(Records from a dataset)
--------------------------------

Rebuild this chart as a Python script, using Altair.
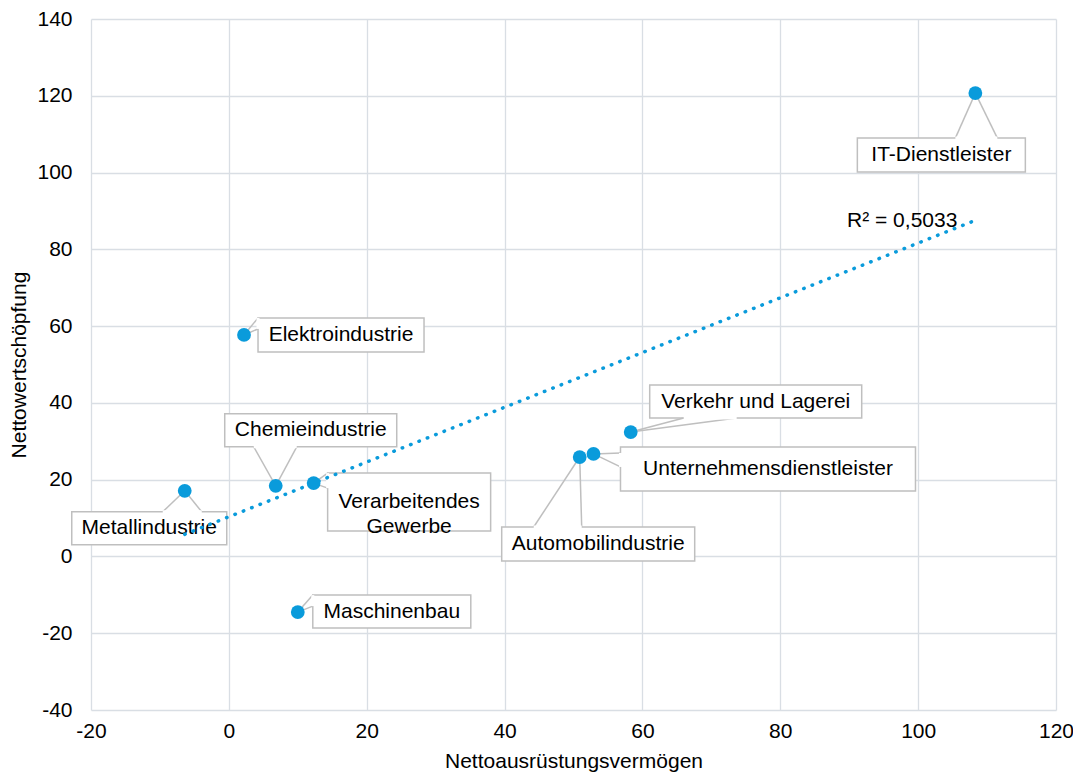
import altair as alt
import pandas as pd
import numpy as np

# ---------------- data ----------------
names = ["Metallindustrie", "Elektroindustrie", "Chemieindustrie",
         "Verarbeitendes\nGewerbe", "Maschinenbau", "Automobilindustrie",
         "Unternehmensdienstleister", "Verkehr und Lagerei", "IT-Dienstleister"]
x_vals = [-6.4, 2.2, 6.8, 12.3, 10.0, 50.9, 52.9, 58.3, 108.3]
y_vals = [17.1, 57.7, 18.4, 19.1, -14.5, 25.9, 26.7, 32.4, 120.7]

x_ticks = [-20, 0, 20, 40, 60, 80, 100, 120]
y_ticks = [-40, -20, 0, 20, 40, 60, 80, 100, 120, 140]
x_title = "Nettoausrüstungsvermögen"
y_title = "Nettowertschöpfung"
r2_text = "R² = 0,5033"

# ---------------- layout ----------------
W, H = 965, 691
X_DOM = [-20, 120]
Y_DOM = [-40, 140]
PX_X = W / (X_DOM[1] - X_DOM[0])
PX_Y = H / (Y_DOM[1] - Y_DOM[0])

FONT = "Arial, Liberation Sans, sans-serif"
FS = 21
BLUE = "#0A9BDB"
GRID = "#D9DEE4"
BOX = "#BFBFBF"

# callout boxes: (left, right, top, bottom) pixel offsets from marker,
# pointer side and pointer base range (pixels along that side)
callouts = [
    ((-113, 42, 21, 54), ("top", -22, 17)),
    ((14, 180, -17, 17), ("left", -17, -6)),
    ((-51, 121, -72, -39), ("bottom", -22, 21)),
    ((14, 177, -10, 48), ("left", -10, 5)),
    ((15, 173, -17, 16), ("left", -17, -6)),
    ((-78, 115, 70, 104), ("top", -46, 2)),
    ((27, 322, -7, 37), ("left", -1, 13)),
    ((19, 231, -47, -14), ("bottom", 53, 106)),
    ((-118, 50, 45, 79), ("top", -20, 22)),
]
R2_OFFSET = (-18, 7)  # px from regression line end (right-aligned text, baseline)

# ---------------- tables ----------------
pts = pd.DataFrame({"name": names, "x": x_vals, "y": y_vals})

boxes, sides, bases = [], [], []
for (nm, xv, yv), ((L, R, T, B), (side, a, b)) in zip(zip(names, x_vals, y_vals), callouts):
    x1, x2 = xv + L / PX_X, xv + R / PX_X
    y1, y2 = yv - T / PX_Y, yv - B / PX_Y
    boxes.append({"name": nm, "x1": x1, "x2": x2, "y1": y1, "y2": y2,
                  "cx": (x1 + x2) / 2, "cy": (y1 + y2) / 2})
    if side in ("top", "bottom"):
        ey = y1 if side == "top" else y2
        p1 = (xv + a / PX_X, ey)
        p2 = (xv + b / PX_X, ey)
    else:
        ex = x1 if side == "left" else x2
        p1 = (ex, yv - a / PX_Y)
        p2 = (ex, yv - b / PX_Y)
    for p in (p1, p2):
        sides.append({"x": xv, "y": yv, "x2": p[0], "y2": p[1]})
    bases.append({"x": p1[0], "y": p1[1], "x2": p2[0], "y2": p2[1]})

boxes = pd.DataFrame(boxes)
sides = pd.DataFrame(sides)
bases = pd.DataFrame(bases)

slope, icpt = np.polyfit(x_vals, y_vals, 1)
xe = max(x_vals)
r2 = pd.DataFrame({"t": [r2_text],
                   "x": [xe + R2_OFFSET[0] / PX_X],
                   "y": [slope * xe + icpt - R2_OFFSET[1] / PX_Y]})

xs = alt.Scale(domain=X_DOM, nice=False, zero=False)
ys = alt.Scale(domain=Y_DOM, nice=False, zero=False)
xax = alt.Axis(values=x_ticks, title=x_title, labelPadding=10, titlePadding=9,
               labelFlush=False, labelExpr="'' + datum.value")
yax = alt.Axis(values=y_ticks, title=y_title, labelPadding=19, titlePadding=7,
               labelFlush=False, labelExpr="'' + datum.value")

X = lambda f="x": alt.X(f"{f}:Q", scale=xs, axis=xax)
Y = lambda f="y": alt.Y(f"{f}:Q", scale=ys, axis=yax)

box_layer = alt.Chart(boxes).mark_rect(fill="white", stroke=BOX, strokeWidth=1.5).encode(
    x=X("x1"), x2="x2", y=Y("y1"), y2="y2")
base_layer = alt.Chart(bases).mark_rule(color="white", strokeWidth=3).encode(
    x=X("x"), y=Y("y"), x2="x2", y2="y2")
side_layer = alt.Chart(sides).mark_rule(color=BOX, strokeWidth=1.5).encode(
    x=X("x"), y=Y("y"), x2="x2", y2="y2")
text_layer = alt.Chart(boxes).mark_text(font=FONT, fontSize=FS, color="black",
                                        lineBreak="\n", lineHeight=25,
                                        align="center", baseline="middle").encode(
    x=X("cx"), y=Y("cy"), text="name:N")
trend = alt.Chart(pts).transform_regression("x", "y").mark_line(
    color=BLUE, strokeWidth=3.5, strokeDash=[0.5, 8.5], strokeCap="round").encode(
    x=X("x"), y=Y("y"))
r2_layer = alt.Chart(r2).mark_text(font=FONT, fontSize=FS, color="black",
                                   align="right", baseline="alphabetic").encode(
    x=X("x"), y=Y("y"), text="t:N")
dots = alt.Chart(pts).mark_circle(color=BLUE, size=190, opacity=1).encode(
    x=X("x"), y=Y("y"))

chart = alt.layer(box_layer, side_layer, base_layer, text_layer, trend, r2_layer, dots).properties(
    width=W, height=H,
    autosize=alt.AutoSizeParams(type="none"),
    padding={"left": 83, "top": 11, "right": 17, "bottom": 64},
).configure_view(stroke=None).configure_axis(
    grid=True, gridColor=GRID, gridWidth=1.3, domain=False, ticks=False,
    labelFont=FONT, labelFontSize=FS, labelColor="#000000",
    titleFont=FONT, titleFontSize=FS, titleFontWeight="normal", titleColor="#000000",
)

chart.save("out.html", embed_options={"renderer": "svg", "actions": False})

--------------------------------

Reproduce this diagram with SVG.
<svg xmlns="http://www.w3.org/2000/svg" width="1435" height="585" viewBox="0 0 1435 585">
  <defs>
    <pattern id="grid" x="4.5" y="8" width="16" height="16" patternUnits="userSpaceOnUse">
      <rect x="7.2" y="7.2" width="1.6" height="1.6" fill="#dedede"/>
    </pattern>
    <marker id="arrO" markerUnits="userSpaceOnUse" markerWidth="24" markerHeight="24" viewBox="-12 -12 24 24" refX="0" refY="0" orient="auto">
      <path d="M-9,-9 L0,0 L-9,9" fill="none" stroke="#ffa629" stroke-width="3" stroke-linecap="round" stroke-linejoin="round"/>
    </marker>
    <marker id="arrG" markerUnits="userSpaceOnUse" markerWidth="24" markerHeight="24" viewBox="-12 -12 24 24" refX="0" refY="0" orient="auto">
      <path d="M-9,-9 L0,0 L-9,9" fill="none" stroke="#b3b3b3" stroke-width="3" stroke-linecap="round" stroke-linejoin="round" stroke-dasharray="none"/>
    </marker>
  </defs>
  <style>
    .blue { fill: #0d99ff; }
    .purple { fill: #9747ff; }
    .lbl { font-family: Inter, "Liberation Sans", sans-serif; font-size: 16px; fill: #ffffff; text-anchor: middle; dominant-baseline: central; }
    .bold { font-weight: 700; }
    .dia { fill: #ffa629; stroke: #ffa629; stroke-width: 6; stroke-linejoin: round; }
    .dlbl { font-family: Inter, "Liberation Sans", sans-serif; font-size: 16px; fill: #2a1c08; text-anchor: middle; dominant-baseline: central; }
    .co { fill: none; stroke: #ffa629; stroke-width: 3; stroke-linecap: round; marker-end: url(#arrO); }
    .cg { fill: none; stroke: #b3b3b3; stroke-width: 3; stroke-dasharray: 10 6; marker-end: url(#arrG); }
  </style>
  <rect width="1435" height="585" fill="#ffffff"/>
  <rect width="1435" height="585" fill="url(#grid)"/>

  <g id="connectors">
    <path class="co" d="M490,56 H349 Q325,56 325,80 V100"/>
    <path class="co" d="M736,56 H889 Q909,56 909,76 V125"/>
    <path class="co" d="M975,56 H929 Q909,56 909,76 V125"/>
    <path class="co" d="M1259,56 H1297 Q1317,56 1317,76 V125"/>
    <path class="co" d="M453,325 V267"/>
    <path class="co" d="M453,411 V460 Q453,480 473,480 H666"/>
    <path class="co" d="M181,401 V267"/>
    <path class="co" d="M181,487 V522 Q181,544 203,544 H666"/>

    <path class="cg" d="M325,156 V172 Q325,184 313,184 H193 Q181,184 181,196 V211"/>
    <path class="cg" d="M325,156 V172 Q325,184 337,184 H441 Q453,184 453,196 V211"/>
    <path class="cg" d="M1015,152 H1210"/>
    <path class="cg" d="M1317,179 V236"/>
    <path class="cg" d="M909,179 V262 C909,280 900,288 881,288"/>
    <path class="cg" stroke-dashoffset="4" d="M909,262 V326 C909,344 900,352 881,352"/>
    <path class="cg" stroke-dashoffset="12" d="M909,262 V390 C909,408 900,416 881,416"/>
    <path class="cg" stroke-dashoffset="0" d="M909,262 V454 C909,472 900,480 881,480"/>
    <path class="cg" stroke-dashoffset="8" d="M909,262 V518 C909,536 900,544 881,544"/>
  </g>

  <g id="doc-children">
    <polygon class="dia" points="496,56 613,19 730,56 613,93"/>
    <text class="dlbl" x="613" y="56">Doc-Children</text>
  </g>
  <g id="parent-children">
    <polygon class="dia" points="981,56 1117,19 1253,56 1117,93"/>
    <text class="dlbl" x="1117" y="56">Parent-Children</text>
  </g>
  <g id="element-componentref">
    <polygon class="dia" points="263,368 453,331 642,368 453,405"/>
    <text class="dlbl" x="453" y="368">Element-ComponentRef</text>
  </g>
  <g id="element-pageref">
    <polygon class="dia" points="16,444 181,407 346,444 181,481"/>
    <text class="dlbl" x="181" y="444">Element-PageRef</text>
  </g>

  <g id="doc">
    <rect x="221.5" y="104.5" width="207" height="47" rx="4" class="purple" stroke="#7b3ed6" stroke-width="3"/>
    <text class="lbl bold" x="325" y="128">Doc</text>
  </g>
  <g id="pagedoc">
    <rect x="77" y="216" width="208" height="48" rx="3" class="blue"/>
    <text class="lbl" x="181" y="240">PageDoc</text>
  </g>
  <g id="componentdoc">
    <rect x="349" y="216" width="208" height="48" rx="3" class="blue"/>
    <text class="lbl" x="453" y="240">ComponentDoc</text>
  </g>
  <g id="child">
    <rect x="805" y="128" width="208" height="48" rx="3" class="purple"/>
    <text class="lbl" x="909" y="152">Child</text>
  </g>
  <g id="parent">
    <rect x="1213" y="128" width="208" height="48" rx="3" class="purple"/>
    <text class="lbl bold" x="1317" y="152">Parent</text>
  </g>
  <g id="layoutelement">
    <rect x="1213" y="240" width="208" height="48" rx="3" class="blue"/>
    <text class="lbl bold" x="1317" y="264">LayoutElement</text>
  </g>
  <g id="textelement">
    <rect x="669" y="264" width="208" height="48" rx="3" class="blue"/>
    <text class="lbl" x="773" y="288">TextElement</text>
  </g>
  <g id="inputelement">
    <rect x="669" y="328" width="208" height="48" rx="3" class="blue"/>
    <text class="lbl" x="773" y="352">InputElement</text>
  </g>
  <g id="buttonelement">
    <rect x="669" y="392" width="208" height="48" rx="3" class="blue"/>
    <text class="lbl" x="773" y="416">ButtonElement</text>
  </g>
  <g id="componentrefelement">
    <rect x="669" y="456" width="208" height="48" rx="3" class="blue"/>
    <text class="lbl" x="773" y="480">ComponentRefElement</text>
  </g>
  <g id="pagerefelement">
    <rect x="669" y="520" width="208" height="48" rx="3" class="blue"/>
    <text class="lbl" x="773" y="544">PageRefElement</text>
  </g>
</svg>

--------------------------------

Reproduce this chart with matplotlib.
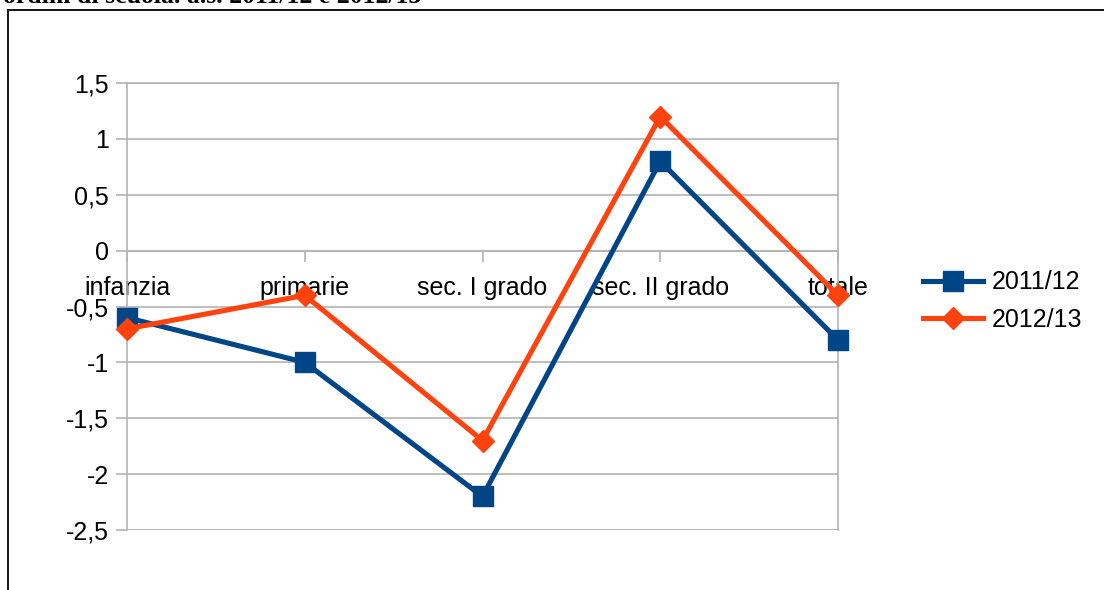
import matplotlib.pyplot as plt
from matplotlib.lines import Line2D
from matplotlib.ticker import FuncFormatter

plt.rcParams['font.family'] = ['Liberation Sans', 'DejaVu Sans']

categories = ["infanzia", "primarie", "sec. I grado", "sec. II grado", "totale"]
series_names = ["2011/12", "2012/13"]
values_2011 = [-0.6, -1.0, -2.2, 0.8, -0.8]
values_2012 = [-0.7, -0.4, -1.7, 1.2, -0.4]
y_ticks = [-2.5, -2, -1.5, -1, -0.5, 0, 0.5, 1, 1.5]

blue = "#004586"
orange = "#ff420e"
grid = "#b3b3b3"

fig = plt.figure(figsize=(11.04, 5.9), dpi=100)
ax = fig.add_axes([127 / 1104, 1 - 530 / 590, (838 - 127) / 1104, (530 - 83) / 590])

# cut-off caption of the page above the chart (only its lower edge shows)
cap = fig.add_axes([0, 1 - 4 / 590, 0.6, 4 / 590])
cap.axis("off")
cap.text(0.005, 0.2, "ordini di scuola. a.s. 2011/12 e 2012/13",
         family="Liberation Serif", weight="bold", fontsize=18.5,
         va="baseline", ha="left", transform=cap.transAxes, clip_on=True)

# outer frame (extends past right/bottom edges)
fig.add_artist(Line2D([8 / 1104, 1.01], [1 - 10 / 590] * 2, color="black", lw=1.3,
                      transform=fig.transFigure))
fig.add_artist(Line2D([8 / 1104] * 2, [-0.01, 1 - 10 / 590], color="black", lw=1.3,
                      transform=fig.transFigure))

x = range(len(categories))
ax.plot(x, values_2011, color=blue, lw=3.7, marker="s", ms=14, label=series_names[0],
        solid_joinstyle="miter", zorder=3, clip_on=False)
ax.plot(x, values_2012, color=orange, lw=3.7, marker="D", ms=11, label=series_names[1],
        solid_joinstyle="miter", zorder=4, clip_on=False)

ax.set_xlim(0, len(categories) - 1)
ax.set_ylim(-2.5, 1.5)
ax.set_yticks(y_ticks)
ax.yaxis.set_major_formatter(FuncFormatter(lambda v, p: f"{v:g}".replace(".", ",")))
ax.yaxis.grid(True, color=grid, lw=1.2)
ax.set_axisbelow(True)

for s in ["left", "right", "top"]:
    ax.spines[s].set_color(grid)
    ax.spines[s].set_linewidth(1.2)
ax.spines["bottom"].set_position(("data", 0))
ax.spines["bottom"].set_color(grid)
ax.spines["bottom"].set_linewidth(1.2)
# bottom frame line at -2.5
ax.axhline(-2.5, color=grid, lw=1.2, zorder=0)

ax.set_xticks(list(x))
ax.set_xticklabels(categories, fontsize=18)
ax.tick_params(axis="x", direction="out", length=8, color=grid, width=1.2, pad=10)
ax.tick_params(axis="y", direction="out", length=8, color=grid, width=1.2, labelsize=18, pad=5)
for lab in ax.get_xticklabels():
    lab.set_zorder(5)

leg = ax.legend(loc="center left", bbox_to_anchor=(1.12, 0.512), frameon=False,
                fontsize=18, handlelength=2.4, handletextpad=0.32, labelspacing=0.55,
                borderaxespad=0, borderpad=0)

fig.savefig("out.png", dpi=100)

--------------------------------

→ **TO BE DONE**: Copy nothing but the lines above that run from the one with "Rebuild this chart" to the one with "import numpy as np", ends included; pictures stay out.

→ **OUTPUT FOR THIS TASK**:
Rebuild this chart as a Python script, using Altair.
import altair as alt
import pandas as pd
import numpy as np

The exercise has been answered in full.